## Given problem
Locate each line holding the string "code" and copy it.
── The input
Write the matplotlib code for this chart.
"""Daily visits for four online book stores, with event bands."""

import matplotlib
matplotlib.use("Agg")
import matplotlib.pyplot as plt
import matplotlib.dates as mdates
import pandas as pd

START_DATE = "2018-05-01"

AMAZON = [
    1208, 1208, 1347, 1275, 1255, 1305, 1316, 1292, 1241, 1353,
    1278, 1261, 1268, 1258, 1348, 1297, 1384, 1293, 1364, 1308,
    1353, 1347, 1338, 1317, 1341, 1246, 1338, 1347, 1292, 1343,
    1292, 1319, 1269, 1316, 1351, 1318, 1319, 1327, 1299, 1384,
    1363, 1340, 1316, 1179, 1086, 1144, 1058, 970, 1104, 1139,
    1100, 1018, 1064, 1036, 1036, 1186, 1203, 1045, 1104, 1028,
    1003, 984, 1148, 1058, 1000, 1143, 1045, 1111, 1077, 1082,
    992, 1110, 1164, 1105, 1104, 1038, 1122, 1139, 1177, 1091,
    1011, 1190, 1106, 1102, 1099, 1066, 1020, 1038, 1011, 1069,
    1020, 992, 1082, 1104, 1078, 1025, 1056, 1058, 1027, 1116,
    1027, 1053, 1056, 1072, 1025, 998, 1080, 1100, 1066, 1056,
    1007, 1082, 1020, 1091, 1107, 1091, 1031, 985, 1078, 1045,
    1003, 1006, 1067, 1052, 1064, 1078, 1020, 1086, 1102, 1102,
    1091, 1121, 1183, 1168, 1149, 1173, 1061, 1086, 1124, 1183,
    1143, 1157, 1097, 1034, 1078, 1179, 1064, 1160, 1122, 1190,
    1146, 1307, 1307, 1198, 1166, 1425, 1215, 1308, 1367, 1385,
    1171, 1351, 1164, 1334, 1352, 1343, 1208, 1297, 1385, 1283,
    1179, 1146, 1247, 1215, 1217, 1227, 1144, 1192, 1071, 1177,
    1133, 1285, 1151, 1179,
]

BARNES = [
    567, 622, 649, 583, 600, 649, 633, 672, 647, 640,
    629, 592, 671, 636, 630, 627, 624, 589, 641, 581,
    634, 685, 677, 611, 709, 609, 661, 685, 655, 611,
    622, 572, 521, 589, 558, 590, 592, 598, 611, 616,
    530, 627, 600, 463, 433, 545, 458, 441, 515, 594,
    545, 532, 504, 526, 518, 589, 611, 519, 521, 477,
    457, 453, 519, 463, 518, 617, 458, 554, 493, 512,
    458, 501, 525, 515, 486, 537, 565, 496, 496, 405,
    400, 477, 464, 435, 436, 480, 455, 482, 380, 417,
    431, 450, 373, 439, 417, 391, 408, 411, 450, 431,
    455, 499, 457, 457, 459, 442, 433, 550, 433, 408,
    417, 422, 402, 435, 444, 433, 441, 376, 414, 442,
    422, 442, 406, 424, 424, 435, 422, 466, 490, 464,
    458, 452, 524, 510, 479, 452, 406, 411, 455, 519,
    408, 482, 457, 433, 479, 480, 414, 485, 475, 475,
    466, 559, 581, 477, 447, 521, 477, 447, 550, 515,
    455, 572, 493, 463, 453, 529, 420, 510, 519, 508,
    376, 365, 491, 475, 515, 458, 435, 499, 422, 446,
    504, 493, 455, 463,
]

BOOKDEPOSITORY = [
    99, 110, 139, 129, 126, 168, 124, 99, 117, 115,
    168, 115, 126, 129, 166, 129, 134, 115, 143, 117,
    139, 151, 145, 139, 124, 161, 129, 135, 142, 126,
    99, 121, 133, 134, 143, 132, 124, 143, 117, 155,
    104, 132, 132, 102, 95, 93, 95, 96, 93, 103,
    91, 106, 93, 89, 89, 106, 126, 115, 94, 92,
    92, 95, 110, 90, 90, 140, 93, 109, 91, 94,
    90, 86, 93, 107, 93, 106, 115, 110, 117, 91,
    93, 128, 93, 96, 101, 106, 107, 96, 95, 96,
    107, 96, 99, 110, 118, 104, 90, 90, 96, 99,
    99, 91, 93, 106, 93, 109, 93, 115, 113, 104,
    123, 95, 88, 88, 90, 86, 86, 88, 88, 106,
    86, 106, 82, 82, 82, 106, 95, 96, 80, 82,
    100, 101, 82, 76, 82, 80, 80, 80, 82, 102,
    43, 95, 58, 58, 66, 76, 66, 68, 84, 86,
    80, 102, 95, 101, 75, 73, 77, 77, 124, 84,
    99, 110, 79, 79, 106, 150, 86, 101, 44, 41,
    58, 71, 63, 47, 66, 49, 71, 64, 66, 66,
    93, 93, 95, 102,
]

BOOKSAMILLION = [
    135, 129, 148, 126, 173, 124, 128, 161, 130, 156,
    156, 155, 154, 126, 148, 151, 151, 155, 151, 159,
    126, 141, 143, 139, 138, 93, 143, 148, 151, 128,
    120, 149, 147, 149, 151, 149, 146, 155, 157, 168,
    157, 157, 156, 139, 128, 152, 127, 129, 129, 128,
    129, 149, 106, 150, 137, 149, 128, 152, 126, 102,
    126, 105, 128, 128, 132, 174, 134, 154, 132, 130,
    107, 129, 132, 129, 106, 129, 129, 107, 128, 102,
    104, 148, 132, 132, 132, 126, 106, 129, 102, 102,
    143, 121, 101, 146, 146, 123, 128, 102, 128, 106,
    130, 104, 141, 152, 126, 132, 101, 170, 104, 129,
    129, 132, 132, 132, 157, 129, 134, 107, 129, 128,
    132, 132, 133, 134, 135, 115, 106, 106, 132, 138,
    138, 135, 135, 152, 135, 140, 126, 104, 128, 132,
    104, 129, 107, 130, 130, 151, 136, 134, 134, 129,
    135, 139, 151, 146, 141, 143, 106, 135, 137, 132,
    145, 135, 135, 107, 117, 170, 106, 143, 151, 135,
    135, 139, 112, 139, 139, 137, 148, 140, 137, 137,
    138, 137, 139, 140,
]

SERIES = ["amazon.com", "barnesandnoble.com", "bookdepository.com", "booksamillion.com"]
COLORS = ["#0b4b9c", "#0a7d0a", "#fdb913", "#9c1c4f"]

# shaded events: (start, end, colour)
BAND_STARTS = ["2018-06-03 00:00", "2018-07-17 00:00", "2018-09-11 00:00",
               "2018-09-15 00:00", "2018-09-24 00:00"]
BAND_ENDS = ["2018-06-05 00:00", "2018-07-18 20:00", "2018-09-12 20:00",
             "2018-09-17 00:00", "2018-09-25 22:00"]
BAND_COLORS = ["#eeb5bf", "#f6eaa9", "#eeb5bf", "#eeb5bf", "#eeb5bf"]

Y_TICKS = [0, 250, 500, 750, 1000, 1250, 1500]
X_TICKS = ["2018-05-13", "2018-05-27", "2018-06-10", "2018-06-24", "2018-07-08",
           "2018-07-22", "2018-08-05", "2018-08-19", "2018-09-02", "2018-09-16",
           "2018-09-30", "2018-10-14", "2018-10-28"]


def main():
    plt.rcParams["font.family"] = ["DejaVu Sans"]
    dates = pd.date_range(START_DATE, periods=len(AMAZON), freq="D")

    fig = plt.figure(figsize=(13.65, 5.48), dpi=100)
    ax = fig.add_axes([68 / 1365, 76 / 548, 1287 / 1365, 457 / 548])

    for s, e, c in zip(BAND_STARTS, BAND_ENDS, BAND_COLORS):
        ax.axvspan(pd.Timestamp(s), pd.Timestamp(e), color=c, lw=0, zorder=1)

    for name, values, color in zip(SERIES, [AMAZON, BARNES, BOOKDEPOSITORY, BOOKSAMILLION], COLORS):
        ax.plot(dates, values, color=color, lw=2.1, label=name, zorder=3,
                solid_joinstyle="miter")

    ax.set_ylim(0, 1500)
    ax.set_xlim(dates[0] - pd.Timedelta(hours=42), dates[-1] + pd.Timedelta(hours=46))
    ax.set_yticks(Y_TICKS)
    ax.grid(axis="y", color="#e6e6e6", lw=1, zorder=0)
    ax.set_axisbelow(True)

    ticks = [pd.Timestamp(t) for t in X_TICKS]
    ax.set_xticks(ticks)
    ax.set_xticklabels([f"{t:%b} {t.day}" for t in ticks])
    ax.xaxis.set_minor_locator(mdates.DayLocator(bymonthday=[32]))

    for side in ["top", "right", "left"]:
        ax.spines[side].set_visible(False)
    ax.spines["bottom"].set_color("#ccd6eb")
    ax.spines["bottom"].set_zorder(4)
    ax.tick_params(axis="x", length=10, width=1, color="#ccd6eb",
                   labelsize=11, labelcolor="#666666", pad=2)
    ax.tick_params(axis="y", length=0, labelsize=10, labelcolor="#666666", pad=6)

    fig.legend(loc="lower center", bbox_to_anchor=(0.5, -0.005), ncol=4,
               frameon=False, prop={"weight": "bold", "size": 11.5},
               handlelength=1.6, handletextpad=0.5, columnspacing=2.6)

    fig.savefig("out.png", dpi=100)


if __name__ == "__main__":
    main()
────
── The input
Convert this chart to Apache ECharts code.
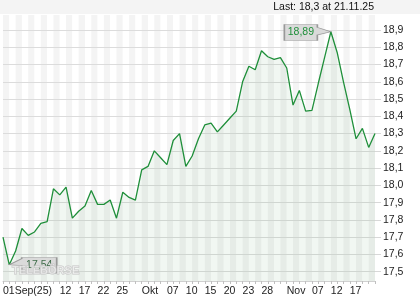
────
── The input
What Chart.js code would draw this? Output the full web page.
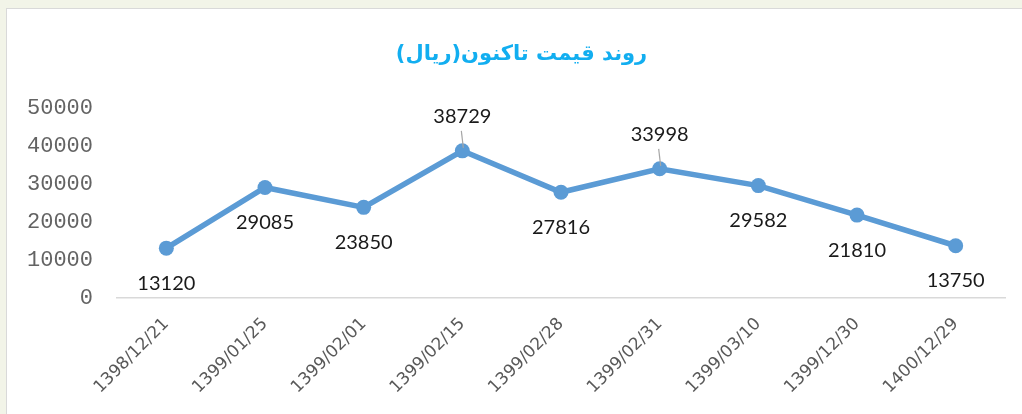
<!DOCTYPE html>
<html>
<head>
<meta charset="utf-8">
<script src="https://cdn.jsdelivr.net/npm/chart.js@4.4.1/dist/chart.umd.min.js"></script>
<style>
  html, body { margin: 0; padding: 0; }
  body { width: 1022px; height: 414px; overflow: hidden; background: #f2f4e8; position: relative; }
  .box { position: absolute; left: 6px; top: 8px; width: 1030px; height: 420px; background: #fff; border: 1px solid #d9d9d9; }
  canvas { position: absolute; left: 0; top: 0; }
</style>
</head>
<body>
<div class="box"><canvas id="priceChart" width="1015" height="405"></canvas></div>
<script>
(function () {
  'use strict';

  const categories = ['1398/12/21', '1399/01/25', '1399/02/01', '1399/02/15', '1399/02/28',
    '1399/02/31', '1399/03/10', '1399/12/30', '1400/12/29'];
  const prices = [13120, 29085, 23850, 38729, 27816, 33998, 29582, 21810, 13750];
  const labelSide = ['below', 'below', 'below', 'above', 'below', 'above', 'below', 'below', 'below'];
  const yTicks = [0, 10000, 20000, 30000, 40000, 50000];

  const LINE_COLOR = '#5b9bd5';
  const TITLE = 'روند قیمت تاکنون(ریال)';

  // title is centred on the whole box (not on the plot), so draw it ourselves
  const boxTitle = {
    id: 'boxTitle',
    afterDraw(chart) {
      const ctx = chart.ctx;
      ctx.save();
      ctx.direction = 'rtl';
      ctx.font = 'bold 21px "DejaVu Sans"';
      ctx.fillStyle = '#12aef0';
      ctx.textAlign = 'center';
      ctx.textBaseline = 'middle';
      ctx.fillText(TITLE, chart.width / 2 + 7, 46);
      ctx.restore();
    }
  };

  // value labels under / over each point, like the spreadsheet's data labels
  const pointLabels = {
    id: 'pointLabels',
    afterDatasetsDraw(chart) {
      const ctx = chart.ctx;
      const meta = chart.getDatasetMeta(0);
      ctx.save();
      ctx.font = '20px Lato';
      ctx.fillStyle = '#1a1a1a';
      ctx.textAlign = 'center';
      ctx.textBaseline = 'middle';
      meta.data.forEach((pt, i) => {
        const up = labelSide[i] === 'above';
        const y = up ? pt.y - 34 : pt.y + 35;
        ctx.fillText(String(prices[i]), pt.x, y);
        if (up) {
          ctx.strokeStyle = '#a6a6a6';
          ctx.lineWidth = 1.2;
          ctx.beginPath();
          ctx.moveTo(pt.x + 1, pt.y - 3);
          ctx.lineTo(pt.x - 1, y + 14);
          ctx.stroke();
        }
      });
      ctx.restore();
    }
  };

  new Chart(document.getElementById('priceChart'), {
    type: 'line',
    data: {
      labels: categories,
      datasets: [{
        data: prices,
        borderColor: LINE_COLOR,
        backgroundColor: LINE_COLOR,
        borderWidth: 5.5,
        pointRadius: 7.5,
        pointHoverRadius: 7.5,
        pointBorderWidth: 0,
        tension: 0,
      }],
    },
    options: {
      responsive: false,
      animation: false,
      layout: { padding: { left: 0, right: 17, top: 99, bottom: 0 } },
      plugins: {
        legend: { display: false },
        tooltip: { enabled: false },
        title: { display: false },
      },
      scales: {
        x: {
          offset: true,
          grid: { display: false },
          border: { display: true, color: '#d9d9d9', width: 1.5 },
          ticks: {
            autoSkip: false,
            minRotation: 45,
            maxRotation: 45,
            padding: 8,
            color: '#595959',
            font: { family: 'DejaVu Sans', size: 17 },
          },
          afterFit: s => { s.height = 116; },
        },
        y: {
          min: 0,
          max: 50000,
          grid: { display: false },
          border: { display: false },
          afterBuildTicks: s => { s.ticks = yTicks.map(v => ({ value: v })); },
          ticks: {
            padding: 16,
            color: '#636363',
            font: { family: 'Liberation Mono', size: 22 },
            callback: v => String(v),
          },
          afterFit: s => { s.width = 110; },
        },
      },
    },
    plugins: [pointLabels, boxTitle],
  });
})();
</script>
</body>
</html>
────
## Finished answer
Write the matplotlib code for this chart.
Convert this chart to Apache ECharts code.
What Chart.js code would draw this? Output the full web page.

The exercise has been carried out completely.